◆ DIRECTIONS: Begin with the first line below and retype each line exactly through the line containing "gdhi_per_head = [15700, 16040, 16960, 17160, 17349]". Any pictures are to be left out.

◆ RECORDED DATA:
+++
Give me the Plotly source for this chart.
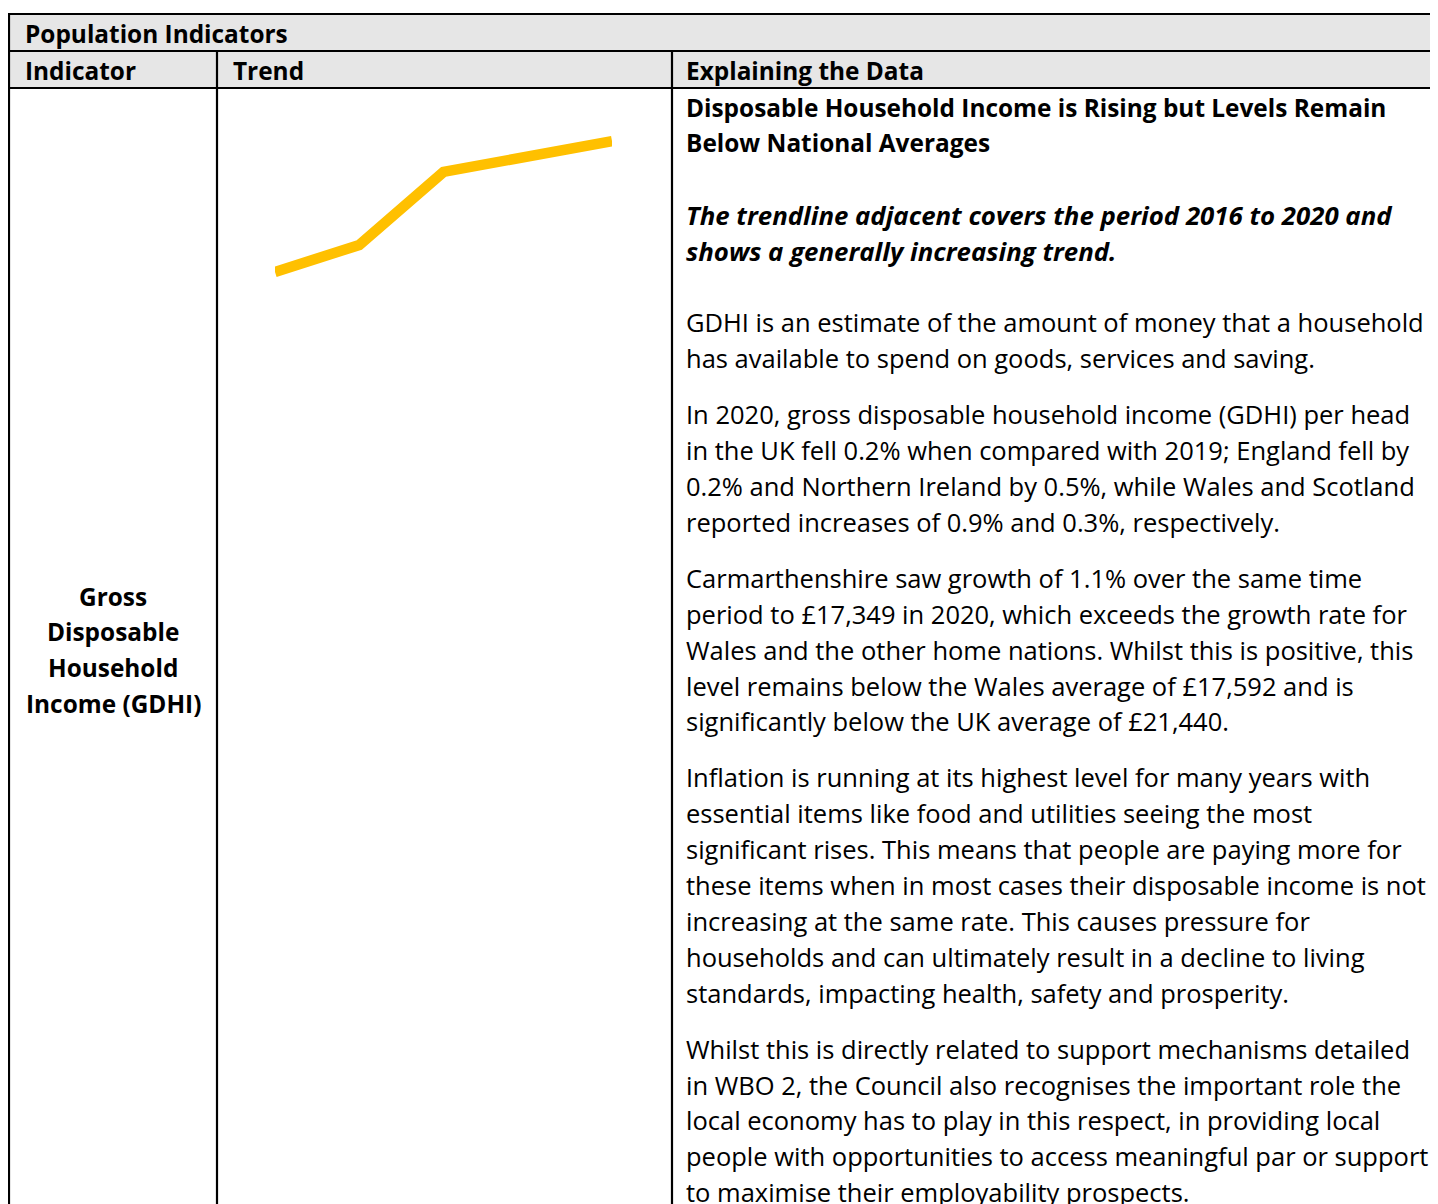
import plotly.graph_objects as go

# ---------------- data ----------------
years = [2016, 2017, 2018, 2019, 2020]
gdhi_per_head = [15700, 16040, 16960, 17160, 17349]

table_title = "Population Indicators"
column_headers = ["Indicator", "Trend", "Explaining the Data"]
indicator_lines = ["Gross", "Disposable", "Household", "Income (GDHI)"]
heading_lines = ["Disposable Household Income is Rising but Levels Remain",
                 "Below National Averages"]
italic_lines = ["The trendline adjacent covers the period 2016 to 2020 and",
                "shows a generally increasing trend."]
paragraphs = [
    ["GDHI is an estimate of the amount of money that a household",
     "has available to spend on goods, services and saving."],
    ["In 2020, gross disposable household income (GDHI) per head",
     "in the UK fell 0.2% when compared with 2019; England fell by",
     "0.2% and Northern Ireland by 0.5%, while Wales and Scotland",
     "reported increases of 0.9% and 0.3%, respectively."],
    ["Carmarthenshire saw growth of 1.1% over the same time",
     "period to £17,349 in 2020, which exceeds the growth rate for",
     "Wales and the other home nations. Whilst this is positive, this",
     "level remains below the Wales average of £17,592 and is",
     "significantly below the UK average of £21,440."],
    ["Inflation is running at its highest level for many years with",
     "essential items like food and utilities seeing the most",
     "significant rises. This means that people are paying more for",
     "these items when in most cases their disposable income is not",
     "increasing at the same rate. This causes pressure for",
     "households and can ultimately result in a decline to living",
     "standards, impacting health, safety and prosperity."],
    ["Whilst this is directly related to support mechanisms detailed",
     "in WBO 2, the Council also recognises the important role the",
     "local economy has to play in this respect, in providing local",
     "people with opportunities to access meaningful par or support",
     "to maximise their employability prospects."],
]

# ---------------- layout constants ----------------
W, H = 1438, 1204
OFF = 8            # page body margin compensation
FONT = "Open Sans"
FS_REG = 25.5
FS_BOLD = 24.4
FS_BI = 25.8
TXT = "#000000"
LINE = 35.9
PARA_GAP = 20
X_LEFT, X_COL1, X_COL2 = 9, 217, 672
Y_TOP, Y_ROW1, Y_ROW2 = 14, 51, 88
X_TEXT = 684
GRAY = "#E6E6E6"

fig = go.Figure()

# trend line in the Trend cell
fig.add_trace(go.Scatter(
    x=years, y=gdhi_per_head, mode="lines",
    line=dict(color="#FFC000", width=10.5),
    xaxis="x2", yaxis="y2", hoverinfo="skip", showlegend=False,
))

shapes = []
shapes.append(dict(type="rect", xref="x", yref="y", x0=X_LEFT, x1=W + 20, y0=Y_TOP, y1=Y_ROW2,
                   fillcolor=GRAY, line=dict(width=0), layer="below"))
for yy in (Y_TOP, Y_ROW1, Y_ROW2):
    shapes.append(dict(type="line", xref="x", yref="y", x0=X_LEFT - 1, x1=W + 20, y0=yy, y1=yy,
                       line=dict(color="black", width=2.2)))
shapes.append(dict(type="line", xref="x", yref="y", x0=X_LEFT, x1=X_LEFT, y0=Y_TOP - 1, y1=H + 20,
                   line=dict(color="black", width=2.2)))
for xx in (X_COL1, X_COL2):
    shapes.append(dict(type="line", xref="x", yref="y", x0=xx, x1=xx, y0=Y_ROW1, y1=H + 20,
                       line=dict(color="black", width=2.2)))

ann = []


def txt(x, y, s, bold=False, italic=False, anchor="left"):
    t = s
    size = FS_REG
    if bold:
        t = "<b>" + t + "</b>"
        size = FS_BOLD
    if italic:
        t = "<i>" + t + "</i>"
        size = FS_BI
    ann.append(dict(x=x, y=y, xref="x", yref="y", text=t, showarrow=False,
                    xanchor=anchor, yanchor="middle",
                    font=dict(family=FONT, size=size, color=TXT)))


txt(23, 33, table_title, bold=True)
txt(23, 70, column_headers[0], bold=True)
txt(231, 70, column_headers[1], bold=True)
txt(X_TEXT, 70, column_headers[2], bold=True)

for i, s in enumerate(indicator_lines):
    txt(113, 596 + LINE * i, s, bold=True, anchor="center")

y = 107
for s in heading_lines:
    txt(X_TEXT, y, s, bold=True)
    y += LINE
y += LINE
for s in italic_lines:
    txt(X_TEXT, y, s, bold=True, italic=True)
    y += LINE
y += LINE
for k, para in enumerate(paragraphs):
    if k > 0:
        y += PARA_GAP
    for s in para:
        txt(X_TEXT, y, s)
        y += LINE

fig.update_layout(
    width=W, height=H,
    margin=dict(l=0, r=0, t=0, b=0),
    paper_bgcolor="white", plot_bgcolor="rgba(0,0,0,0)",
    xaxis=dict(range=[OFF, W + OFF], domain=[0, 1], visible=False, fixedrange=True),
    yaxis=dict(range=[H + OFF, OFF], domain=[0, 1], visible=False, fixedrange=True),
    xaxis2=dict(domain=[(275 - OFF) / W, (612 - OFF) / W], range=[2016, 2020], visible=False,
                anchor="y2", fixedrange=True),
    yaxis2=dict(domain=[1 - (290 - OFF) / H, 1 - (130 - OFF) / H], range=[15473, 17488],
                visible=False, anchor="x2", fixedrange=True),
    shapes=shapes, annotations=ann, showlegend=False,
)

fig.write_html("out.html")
+++
◆ TASK ANSWER:
Give me the Plotly source for this chart.
import plotly.graph_objects as go

# ---------------- data ----------------
years = [2016, 2017, 2018, 2019, 2020]
gdhi_per_head = [15700, 16040, 16960, 17160, 17349]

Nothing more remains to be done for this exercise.